La politica potrebbe realizzare un cambio di passo, ora che la situazione internazionale è mutata, eppure non si vedono cambiamenti…
“A Palermo, ci sono tantissimi candidati a sindaco, ma aspettiamo i programmi e i tecnici chiamati a risolvere i problemi. Sembra una lotta di potere senza strategia. In Puglia la classe politica è riuscita ad aprire un vasto mercato. Ha stravolto la realtà. Adesso lì funziona tutto, le autorizzazioni sono rilasciate immediatamente e l’Università è di alto livello. Questo è un modello che va preso in considerazione”.

Avviare un grande progetto per rilanciare la formazione

È possibile collaborare con l‘Università per avere personale qualificato che sviluppi le imprese?
“All’interno di Confindustria, riceviamo già tirocinanti che possono diventare parte dell’azienda. Come formazione, Confindustria ha le proprie risorse a sua disposizione come Fondimpresa o i tirocini autofinanziati, oltre al fatto che l’Università, comunque, sforna ancora buone figure. Semmai, la scommessa è un’altra: mettere insieme le quattro università siciliane con la Regione in un grande progetto di formazione. Poi, si sta pensando con i rettori di fornire alla Regione un modello di sviluppo che includa un’organizzazione regionale, una pianificazione industriale e un focus sui servizi. Si vuole realizzare uno studio da tradurre in un libro da consegnare alla classe dirigente per un periodo che va dal 2022 al 2040”.

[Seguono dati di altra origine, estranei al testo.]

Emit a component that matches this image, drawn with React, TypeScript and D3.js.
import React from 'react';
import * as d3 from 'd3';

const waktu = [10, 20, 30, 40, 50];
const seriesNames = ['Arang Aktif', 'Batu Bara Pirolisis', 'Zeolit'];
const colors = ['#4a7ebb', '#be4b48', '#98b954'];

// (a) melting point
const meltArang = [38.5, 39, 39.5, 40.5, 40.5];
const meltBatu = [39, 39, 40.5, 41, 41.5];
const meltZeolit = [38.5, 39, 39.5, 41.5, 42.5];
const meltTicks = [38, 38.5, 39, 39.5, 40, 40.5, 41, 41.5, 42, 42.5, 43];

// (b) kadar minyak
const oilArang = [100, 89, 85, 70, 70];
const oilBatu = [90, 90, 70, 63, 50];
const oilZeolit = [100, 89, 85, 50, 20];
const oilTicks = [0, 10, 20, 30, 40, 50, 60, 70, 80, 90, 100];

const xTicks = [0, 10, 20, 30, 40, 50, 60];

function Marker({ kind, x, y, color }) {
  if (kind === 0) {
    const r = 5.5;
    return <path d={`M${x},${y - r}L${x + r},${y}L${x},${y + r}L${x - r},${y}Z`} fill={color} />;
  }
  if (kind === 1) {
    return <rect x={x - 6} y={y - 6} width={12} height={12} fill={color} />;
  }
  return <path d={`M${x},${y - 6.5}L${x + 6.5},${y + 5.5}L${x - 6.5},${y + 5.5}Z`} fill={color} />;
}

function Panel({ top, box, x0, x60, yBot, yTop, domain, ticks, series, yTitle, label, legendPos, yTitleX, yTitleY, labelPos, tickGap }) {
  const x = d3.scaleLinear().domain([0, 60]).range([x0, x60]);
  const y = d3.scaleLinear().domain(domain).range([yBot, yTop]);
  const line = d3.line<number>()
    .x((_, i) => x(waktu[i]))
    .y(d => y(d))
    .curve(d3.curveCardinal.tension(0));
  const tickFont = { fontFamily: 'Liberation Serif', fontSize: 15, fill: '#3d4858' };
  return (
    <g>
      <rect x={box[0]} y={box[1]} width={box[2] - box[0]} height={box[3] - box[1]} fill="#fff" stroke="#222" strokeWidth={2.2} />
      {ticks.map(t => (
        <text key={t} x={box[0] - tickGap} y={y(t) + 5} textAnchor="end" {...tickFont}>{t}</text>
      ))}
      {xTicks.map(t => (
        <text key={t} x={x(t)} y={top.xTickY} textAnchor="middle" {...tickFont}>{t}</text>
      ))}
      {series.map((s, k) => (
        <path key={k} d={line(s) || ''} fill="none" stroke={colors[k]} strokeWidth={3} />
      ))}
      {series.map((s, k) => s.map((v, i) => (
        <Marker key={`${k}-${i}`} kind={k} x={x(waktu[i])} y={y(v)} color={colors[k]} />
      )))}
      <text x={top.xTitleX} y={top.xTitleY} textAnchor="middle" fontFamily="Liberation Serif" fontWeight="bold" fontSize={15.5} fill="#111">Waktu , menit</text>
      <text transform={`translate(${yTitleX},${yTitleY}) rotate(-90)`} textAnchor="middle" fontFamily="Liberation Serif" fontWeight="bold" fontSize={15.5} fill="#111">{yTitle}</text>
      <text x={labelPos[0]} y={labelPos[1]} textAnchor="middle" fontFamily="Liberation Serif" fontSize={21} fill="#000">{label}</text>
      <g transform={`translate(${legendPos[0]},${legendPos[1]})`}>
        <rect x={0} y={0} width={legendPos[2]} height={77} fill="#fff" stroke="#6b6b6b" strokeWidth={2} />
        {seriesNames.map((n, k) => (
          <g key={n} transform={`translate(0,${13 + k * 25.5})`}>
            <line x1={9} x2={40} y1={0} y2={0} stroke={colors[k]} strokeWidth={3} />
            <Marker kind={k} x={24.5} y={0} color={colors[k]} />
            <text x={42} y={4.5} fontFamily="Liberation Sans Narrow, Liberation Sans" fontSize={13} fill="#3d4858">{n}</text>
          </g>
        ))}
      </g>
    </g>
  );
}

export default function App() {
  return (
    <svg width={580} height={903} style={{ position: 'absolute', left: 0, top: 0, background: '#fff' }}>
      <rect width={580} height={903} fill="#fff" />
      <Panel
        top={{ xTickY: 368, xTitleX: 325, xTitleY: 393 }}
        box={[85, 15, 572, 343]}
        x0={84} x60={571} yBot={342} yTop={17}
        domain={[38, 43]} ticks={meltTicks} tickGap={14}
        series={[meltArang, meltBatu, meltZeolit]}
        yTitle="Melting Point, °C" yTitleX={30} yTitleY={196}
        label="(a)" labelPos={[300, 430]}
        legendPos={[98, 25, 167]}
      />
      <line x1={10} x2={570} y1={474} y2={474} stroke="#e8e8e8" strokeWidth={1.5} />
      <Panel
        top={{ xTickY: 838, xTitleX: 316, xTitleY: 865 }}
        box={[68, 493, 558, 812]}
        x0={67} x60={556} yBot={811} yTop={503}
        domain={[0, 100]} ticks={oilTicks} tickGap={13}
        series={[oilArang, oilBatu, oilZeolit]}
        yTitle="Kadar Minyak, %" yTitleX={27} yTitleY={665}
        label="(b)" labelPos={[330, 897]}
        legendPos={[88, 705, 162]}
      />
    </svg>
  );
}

Dove si può investire in termini di infrastrutture?
“Le infrastrutture devono essere necessariamente messe in primo piano e analizzate in toto. L’interporto di Termini Imerese, per esempio, deve comprendere tutti gli aspetti logistici, altrimenti i risultati saranno insufficienti. L’alta velocità ferroviaria sarebbe ottima se fosse realizzato il Ponte sullo stretto che mettesse in collegamento l’Isola con il resto d’Italia. In tal caso, il traffico dei passeggeri non avverrebbe sulla linea, ma gli utenti userebbero sempre i traghetti, perché sarebbe più conveniente. Però è tutto bloccato anche qui”.

Camera di Commercio: la produttività triplicata con l’uso dello smart working

Come hanno inciso questi due anni di pandemia sulle attività della Camera di Commercio nelle provincie di Palermo ed Enna?
“A seguito della pandemia, in Camera di Commercio abbiamo adottato lo smart working, sotto il controllo del segretario generale che monitorava le attività. Ebbene, abbiamo triplicato la produttività, perché non c’è presenza di pubblico cui badare, perciò abbiamo lavorato sedici mila pratiche, divenendo la seconda Camera di commercio in Italia per produttività. Aspettiamo la legge sullo smart working per ripetere l’esperienza”.

Quali sono le politiche di sviluppo suggerite per il tessuto produttivo?
“Il problema è che la Sicilia è la regione meno digitalizzata d’Italia, perché, usando la digitalizzazione, diviene tutto trasparente ed è possibile controllare i risultati. Inoltre, occorrerebbe spostare i fondi della formazione assistita in quella del personale, che sarebbe un grande aiuto per le imprese. In materia ambientale, chiediamo i regolamenti. Non a caso in Sicilia ci sono 1.700 pratiche bloccate, di cui cinquecento sotto esame del Comitato tecnico-scientifico. Altre regioni, invece, hanno regolamenti chiari che aiutano il corso della pratica stessa, tanto che se una presenta errori, si passa all’altra, senza aspettare la correzione della precedente. Unioncamere ha denunciato, ripetutamente, tali problemi ed è disposta a investire i suoi fondi nei dipendenti necessari per controllare le pratiche. Un’altra mancanza è il Suap (Sportello unico per le attività produttive) che è l’altro strumento di semplificazione che velocizza i processi amministrativi come succede in altre parti d’Italia”.